> _Written instruction_: Return the listing below in full, with every line exactly as it is.

##############################

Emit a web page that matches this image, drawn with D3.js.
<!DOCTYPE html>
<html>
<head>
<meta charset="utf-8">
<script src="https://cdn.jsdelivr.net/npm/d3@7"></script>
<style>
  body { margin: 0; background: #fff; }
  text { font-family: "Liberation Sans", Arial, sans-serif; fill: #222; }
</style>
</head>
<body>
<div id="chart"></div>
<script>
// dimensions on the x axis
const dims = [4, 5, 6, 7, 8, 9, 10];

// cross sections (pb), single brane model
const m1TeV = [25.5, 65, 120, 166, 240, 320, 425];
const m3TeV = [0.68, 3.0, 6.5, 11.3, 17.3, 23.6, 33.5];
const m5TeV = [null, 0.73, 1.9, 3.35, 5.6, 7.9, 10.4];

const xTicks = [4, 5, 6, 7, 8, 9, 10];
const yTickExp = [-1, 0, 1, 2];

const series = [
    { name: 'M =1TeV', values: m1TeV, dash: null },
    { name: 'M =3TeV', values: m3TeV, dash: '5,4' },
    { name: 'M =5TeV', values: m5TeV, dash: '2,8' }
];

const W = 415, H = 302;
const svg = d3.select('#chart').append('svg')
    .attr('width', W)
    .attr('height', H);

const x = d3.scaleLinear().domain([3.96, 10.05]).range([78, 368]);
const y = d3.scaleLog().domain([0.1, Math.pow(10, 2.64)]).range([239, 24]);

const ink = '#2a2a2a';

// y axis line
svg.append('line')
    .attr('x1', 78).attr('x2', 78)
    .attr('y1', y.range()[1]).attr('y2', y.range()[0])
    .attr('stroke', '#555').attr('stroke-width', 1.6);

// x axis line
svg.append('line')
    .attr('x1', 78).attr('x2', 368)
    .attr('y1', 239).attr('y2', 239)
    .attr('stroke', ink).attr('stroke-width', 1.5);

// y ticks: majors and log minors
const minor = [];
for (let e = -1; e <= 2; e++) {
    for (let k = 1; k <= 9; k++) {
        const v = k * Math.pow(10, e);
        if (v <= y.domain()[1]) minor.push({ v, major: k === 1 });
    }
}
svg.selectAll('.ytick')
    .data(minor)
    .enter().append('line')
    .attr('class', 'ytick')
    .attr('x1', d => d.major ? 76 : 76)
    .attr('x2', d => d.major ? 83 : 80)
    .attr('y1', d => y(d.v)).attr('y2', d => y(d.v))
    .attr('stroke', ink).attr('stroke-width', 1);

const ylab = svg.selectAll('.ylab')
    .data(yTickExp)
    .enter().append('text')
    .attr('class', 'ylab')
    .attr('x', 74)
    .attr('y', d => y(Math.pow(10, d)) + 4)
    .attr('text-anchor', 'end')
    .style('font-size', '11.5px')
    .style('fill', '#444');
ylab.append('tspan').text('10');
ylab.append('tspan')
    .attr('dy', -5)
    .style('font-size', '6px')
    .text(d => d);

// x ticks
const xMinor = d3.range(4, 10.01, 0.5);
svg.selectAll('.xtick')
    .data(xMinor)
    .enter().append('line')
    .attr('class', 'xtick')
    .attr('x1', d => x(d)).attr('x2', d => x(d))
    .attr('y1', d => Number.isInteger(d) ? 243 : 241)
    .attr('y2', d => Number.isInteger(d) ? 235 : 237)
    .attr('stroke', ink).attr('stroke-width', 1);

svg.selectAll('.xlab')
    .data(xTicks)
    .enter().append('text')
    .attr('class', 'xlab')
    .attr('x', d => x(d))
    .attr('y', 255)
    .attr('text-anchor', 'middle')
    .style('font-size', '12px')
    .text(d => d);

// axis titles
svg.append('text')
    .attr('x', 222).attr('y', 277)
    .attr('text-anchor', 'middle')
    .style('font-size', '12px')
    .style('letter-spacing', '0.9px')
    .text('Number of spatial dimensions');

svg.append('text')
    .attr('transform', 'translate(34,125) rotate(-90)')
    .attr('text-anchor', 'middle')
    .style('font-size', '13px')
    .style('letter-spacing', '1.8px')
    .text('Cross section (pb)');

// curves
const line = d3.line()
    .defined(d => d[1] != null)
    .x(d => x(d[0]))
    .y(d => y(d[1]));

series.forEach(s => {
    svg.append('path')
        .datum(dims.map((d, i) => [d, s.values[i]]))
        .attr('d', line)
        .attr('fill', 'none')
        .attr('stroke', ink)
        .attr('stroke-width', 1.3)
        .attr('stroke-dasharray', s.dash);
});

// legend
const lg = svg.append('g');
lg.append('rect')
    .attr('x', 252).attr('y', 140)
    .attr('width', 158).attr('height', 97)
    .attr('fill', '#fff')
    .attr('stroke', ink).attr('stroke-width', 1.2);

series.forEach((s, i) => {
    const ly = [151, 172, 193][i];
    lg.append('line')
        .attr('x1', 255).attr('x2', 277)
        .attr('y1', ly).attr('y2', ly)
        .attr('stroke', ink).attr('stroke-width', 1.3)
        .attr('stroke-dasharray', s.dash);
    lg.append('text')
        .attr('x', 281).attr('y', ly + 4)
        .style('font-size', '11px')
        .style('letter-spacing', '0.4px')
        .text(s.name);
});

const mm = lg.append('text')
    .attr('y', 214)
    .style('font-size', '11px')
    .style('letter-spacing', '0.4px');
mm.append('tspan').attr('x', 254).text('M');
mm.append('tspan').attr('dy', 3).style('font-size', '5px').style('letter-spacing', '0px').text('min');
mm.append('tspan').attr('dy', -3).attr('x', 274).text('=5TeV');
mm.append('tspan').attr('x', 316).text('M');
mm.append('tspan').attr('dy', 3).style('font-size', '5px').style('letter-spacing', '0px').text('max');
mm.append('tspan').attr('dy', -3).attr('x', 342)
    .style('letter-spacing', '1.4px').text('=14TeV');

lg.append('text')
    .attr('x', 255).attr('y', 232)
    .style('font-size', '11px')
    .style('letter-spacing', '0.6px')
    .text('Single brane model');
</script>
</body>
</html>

##############################

> _Complete response_:
Emit a web page that matches this image, drawn with D3.js.
<!DOCTYPE html>
<html>
<head>
<meta charset="utf-8">
<script src="https://cdn.jsdelivr.net/npm/d3@7"></script>
<style>
  body { margin: 0; background: #fff; }
  text { font-family: "Liberation Sans", Arial, sans-serif; fill: #222; }
</style>
</head>
<body>
<div id="chart"></div>
<script>
// dimensions on the x axis
const dims = [4, 5, 6, 7, 8, 9, 10];

// cross sections (pb), single brane model
const m1TeV = [25.5, 65, 120, 166, 240, 320, 425];
const m3TeV = [0.68, 3.0, 6.5, 11.3, 17.3, 23.6, 33.5];
const m5TeV = [null, 0.73, 1.9, 3.35, 5.6, 7.9, 10.4];

const xTicks = [4, 5, 6, 7, 8, 9, 10];
const yTickExp = [-1, 0, 1, 2];

const series = [
    { name: 'M =1TeV', values: m1TeV, dash: null },
    { name: 'M =3TeV', values: m3TeV, dash: '5,4' },
    { name: 'M =5TeV', values: m5TeV, dash: '2,8' }
];

const W = 415, H = 302;
const svg = d3.select('#chart').append('svg')
    .attr('width', W)
    .attr('height', H);

const x = d3.scaleLinear().domain([3.96, 10.05]).range([78, 368]);
const y = d3.scaleLog().domain([0.1, Math.pow(10, 2.64)]).range([239, 24]);

const ink = '#2a2a2a';

// y axis line
svg.append('line')
    .attr('x1', 78).attr('x2', 78)
    .attr('y1', y.range()[1]).attr('y2', y.range()[0])
    .attr('stroke', '#555').attr('stroke-width', 1.6);

// x axis line
svg.append('line')
    .attr('x1', 78).attr('x2', 368)
    .attr('y1', 239).attr('y2', 239)
    .attr('stroke', ink).attr('stroke-width', 1.5);

// y ticks: majors and log minors
const minor = [];
for (let e = -1; e <= 2; e++) {
    for (let k = 1; k <= 9; k++) {
        const v = k * Math.pow(10, e);
        if (v <= y.domain()[1]) minor.push({ v, major: k === 1 });
    }
}
svg.selectAll('.ytick')
    .data(minor)
    .enter().append('line')
    .attr('class', 'ytick')
    .attr('x1', d => d.major ? 76 : 76)
    .attr('x2', d => d.major ? 83 : 80)
    .attr('y1', d => y(d.v)).attr('y2', d => y(d.v))
    .attr('stroke', ink).attr('stroke-width', 1);

const ylab = svg.selectAll('.ylab')
    .data(yTickExp)
    .enter().append('text')
    .attr('class', 'ylab')
    .attr('x', 74)
    .attr('y', d => y(Math.pow(10, d)) + 4)
    .attr('text-anchor', 'end')
    .style('font-size', '11.5px')
    .style('fill', '#444');
ylab.append('tspan').text('10');
ylab.append('tspan')
    .attr('dy', -5)
    .style('font-size', '6px')
    .text(d => d);

// x ticks
const xMinor = d3.range(4, 10.01, 0.5);
svg.selectAll('.xtick')
    .data(xMinor)
    .enter().append('line')
    .attr('class', 'xtick')
    .attr('x1', d => x(d)).attr('x2', d => x(d))
    .attr('y1', d => Number.isInteger(d) ? 243 : 241)
    .attr('y2', d => Number.isInteger(d) ? 235 : 237)
    .attr('stroke', ink).attr('stroke-width', 1);

svg.selectAll('.xlab')
    .data(xTicks)
    .enter().append('text')
    .attr('class', 'xlab')
    .attr('x', d => x(d))
    .attr('y', 255)
    .attr('text-anchor', 'middle')
    .style('font-size', '12px')
    .text(d => d);

// axis titles
svg.append('text')
    .attr('x', 222).attr('y', 277)
    .attr('text-anchor', 'middle')
    .style('font-size', '12px')
    .style('letter-spacing', '0.9px')
    .text('Number of spatial dimensions');

svg.append('text')
    .attr('transform', 'translate(34,125) rotate(-90)')
    .attr('text-anchor', 'middle')
    .style('font-size', '13px')
    .style('letter-spacing', '1.8px')
    .text('Cross section (pb)');

// curves
const line = d3.line()
    .defined(d => d[1] != null)
    .x(d => x(d[0]))
    .y(d => y(d[1]));

series.forEach(s => {
    svg.append('path')
        .datum(dims.map((d, i) => [d, s.values[i]]))
        .attr('d', line)
        .attr('fill', 'none')
        .attr('stroke', ink)
        .attr('stroke-width', 1.3)
        .attr('stroke-dasharray', s.dash);
});

// legend
const lg = svg.append('g');
lg.append('rect')
    .attr('x', 252).attr('y', 140)
    .attr('width', 158).attr('height', 97)
    .attr('fill', '#fff')
    .attr('stroke', ink).attr('stroke-width', 1.2);

series.forEach((s, i) => {
    const ly = [151, 172, 193][i];
    lg.append('line')
        .attr('x1', 255).attr('x2', 277)
        .attr('y1', ly).attr('y2', ly)
        .attr('stroke', ink).attr('stroke-width', 1.3)
        .attr('stroke-dasharray', s.dash);
    lg.append('text')
        .attr('x', 281).attr('y', ly + 4)
        .style('font-size', '11px')
        .style('letter-spacing', '0.4px')
        .text(s.name);
});

const mm = lg.append('text')
    .attr('y', 214)
    .style('font-size', '11px')
    .style('letter-spacing', '0.4px');
mm.append('tspan').attr('x', 254).text('M');
mm.append('tspan').attr('dy', 3).style('font-size', '5px').style('letter-spacing', '0px').text('min');
mm.append('tspan').attr('dy', -3).attr('x', 274).text('=5TeV');
mm.append('tspan').attr('x', 316).text('M');
mm.append('tspan').attr('dy', 3).style('font-size', '5px').style('letter-spacing', '0px').text('max');
mm.append('tspan').attr('dy', -3).attr('x', 342)
    .style('letter-spacing', '1.4px').text('=14TeV');

lg.append('text')
    .attr('x', 255).attr('y', 232)
    .style('font-size', '11px')
    .style('letter-spacing', '0.6px')
    .text('Single brane model');
</script>
</body>
</html>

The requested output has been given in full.